# [Data listing]
* start *
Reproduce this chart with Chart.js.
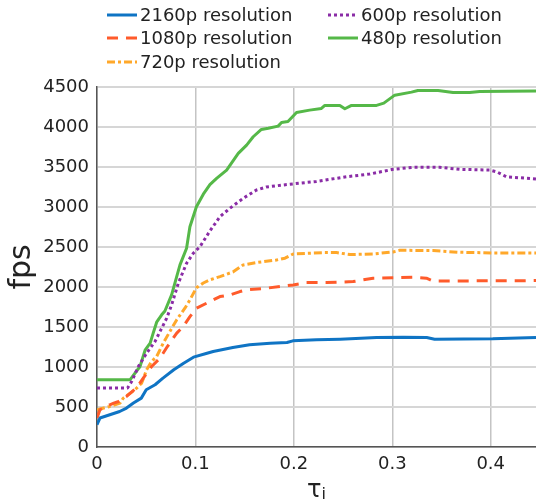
* end *
* start *
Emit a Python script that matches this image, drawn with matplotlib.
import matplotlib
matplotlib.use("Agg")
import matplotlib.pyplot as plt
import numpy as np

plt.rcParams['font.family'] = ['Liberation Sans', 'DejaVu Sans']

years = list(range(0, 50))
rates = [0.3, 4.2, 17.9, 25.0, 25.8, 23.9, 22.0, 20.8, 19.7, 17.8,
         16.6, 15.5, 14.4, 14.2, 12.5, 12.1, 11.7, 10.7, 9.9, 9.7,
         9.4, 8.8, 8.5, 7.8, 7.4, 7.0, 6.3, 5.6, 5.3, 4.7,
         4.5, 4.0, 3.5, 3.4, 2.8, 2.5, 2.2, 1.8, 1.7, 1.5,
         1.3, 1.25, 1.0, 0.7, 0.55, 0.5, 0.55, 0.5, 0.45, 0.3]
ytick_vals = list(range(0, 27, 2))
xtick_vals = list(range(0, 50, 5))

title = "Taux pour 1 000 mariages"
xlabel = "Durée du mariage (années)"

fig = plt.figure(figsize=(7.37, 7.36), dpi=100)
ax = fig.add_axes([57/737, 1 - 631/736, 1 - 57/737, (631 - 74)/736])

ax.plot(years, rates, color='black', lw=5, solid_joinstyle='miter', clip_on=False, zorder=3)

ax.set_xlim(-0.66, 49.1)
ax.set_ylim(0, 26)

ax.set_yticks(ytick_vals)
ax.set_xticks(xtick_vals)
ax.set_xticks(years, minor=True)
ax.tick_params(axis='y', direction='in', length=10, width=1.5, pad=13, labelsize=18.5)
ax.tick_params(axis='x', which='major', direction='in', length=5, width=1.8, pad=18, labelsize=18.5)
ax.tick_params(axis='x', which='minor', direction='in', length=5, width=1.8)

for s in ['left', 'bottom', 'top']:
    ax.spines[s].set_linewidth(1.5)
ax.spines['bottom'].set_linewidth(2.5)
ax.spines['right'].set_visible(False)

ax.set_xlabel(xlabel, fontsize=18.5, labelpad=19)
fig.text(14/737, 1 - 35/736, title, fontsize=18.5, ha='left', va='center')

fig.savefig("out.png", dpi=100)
* end *
# [Task objective]
Start with the line that contains "Emit a Python" and end with the line that contains "plt.rcParams['font.family'] = ['Liberation"; give those lines again exactly, and no others.

# [Task output]
Emit a Python script that matches this image, drawn with matplotlib.
import matplotlib
matplotlib.use("Agg")
import matplotlib.pyplot as plt
import numpy as np

plt.rcParams['font.family'] = ['Liberation Sans', 'DejaVu Sans']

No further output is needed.